● **Data block**
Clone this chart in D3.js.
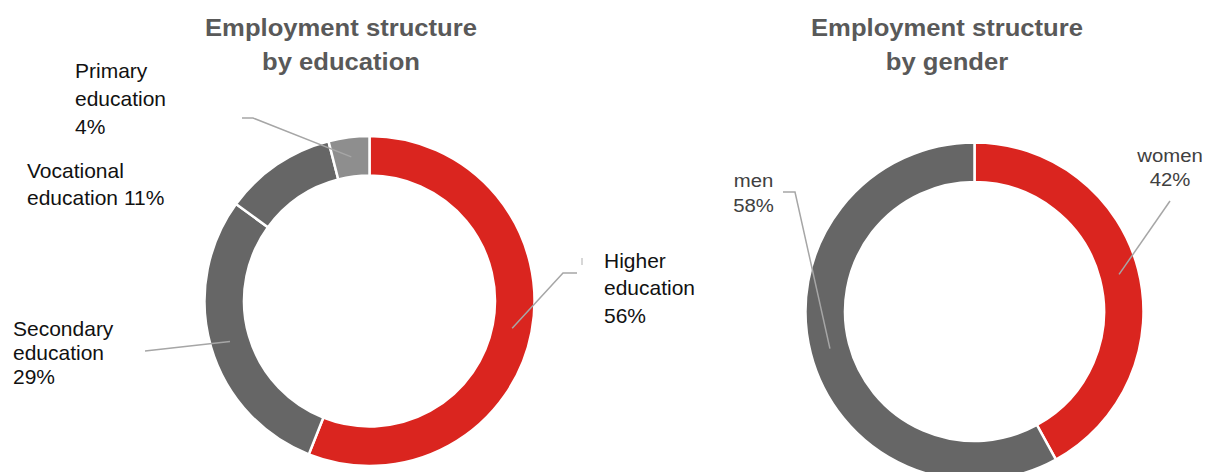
<!DOCTYPE html>
<html>
<head>
<meta charset="utf-8">
<script src="https://cdn.jsdelivr.net/npm/d3@7"></script>
<style>
  html, body { margin: 0; padding: 0; background: #fff; }
  svg { display: block; }
  text { font-family: "Liberation Sans", Arial, sans-serif; }
</style>
</head>
<body>
<svg id="chart" width="1206" height="472"></svg>
<script>
// Employment structure data
const eduCategories = ["Higher education", "Secondary education", "Vocational education", "Primary education"];
const eduValues = [56, 29, 11, 4];
const genderCategories = ["women", "men"];
const genderValues = [42, 58];

const eduColors = ["#DA251F", "#666666", "#666666", "#8E8E8E"];
const genderColors = ["#DA251F", "#666666"];

const svg = d3.select("#chart");

// Ring layouts for the two donuts
const donuts = [
  {
    title: ["Employment structure", "by education"],
    titleX: 341,
    cx: 369.5, cy: 301, outer: 165, inner: 125.5,
    categories: eduCategories, values: eduValues, colors: eduColors,
    labelFill: "#111111", labelSize: 20, labelStretch: 1.05,
    labels: [
      { lines: ["Higher", "education", "{v}"], x: 604, y: 268, dy: 27.5, anchor: "start",
        leader: [[563, 273], [577, 273]], tick: [[582, 258], [582, 265]] },
      { lines: ["Secondary", "education", "{v}"], x: 13, y: 336, dy: 24, anchor: "start",
        leader: [[145, 351]] },
      { lines: ["Vocational", "education {v}"], x: 27, y: 178, dy: 27, anchor: "start",
        leader: null },
      { lines: ["Primary", "education", "{v}"], x: 75, y: 78, dy: 28, anchor: "start",
        leader: [[253, 118], [242, 118]] }
    ]
  },
  {
    title: ["Employment structure", "by gender"],
    titleX: 947,
    cx: 974.5, cy: 311.5, outer: 169, inner: 129.5,
    categories: genderCategories, values: genderValues, colors: genderColors,
    labelFill: "#404040", labelSize: 18.5, labelStretch: 1.1,
    labels: [
      { lines: ["women", "{v}"], x: 1170, y: 162, dy: 24, anchor: "middle",
        leader: [[1170, 201]] },
      { lines: ["men", "{v}"], x: 753.5, y: 187, dy: 25, anchor: "middle",
        leader: [[795, 192], [783, 192]] }
    ]
  }
];

donuts.forEach(cfg => {
  const g = svg.append("g");

  // Title
  const title = g.append("text")
    .attr("transform", `translate(${cfg.titleX},0) scale(1.1,1)`)
    .attr("text-anchor", "middle")
    .attr("fill", "#595959")
    .attr("font-weight", "bold")
    .attr("font-size", 23.3);
  cfg.title.forEach((t, i) => {
    title.append("tspan").attr("x", 0).attr("y", 36 + i * 34).text(t);
  });

  const pie = d3.pie().sort(null).value(d => d.value).startAngle(0).endAngle(2 * Math.PI);
  const arcs = pie(cfg.categories.map((c, i) => ({ name: c, value: cfg.values[i], color: cfg.colors[i] })));

  const arc = d3.arc().innerRadius(cfg.inner).outerRadius(cfg.outer);
  const mid = (cfg.inner + cfg.outer) / 2;
  const midArc = d3.arc().innerRadius(mid).outerRadius(mid);

  const ring = g.append("g").attr("transform", `translate(${cfg.cx},${cfg.cy})`);
  ring.selectAll("path")
    .data(arcs)
    .join("path")
    .attr("d", arc)
    .attr("fill", d => d.data.color)
    .attr("stroke", "#ffffff")
    .attr("stroke-width", 2.5)
    .attr("stroke-linejoin", "miter");

  // Leader lines and labels
  const line = d3.line();
  arcs.forEach((a, i) => {
    const lab = cfg.labels[i];
    const [mx, my] = midArc.centroid(a);
    const anchor = [cfg.cx + mx, cfg.cy + my];
    if (lab.leader) {
      g.append("path")
        .attr("d", line([anchor, ...lab.leader]))
        .attr("fill", "none")
        .attr("stroke", "#A6A6A6")
        .attr("stroke-width", 1.5);
    }
    if (lab.tick) {
      g.append("path")
        .attr("d", line(lab.tick))
        .attr("fill", "none")
        .attr("stroke", "#BDBDBD")
        .attr("stroke-width", 1.2);
    }
    const txt = g.append("text")
      .attr("transform", `translate(${lab.x},${lab.y}) scale(${cfg.labelStretch},1)`)
      .attr("text-anchor", lab.anchor)
      .attr("fill", cfg.labelFill)
      .attr("font-size", cfg.labelSize);
    lab.lines.forEach((t, j) => {
      txt.append("tspan")
        .attr("x", 0)
        .attr("y", j * lab.dy)
        .text(t.replace("{v}", a.data.value + "%"));
    });
  });
});
</script>
</body>
</html>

● **Required task**
Give back every line exactly as it stands, pictures excluded.

● **Solution to this problem**
Clone this chart in D3.js.
<!DOCTYPE html>
<html>
<head>
<meta charset="utf-8">
<script src="https://cdn.jsdelivr.net/npm/d3@7"></script>
<style>
  html, body { margin: 0; padding: 0; background: #fff; }
  svg { display: block; }
  text { font-family: "Liberation Sans", Arial, sans-serif; }
</style>
</head>
<body>
<svg id="chart" width="1206" height="472"></svg>
<script>
// Employment structure data
const eduCategories = ["Higher education", "Secondary education", "Vocational education", "Primary education"];
const eduValues = [56, 29, 11, 4];
const genderCategories = ["women", "men"];
const genderValues = [42, 58];

const eduColors = ["#DA251F", "#666666", "#666666", "#8E8E8E"];
const genderColors = ["#DA251F", "#666666"];

const svg = d3.select("#chart");

// Ring layouts for the two donuts
const donuts = [
  {
    title: ["Employment structure", "by education"],
    titleX: 341,
    cx: 369.5, cy: 301, outer: 165, inner: 125.5,
    categories: eduCategories, values: eduValues, colors: eduColors,
    labelFill: "#111111", labelSize: 20, labelStretch: 1.05,
    labels: [
      { lines: ["Higher", "education", "{v}"], x: 604, y: 268, dy: 27.5, anchor: "start",
        leader: [[563, 273], [577, 273]], tick: [[582, 258], [582, 265]] },
      { lines: ["Secondary", "education", "{v}"], x: 13, y: 336, dy: 24, anchor: "start",
        leader: [[145, 351]] },
      { lines: ["Vocational", "education {v}"], x: 27, y: 178, dy: 27, anchor: "start",
        leader: null },
      { lines: ["Primary", "education", "{v}"], x: 75, y: 78, dy: 28, anchor: "start",
        leader: [[253, 118], [242, 118]] }
    ]
  },
  {
    title: ["Employment structure", "by gender"],
    titleX: 947,
    cx: 974.5, cy: 311.5, outer: 169, inner: 129.5,
    categories: genderCategories, values: genderValues, colors: genderColors,
    labelFill: "#404040", labelSize: 18.5, labelStretch: 1.1,
    labels: [
      { lines: ["women", "{v}"], x: 1170, y: 162, dy: 24, anchor: "middle",
        leader: [[1170, 201]] },
      { lines: ["men", "{v}"], x: 753.5, y: 187, dy: 25, anchor: "middle",
        leader: [[795, 192], [783, 192]] }
    ]
  }
];

donuts.forEach(cfg => {
  const g = svg.append("g");

  // Title
  const title = g.append("text")
    .attr("transform", `translate(${cfg.titleX},0) scale(1.1,1)`)
    .attr("text-anchor", "middle")
    .attr("fill", "#595959")
    .attr("font-weight", "bold")
    .attr("font-size", 23.3);
  cfg.title.forEach((t, i) => {
    title.append("tspan").attr("x", 0).attr("y", 36 + i * 34).text(t);
  });

  const pie = d3.pie().sort(null).value(d => d.value).startAngle(0).endAngle(2 * Math.PI);
  const arcs = pie(cfg.categories.map((c, i) => ({ name: c, value: cfg.values[i], color: cfg.colors[i] })));

  const arc = d3.arc().innerRadius(cfg.inner).outerRadius(cfg.outer);
  const mid = (cfg.inner + cfg.outer) / 2;
  const midArc = d3.arc().innerRadius(mid).outerRadius(mid);

  const ring = g.append("g").attr("transform", `translate(${cfg.cx},${cfg.cy})`);
  ring.selectAll("path")
    .data(arcs)
    .join("path")
    .attr("d", arc)
    .attr("fill", d => d.data.color)
    .attr("stroke", "#ffffff")
    .attr("stroke-width", 2.5)
    .attr("stroke-linejoin", "miter");

  // Leader lines and labels
  const line = d3.line();
  arcs.forEach((a, i) => {
    const lab = cfg.labels[i];
    const [mx, my] = midArc.centroid(a);
    const anchor = [cfg.cx + mx, cfg.cy + my];
    if (lab.leader) {
      g.append("path")
        .attr("d", line([anchor, ...lab.leader]))
        .attr("fill", "none")
        .attr("stroke", "#A6A6A6")
        .attr("stroke-width", 1.5);
    }
    if (lab.tick) {
      g.append("path")
        .attr("d", line(lab.tick))
        .attr("fill", "none")
        .attr("stroke", "#BDBDBD")
        .attr("stroke-width", 1.2);
    }
    const txt = g.append("text")
      .attr("transform", `translate(${lab.x},${lab.y}) scale(${cfg.labelStretch},1)`)
      .attr("text-anchor", lab.anchor)
      .attr("fill", cfg.labelFill)
      .attr("font-size", cfg.labelSize);
    lab.lines.forEach((t, j) => {
      txt.append("tspan")
        .attr("x", 0)
        .attr("y", j * lab.dy)
        .text(t.replace("{v}", a.data.value + "%"));
    });
  });
});
</script>
</body>
</html>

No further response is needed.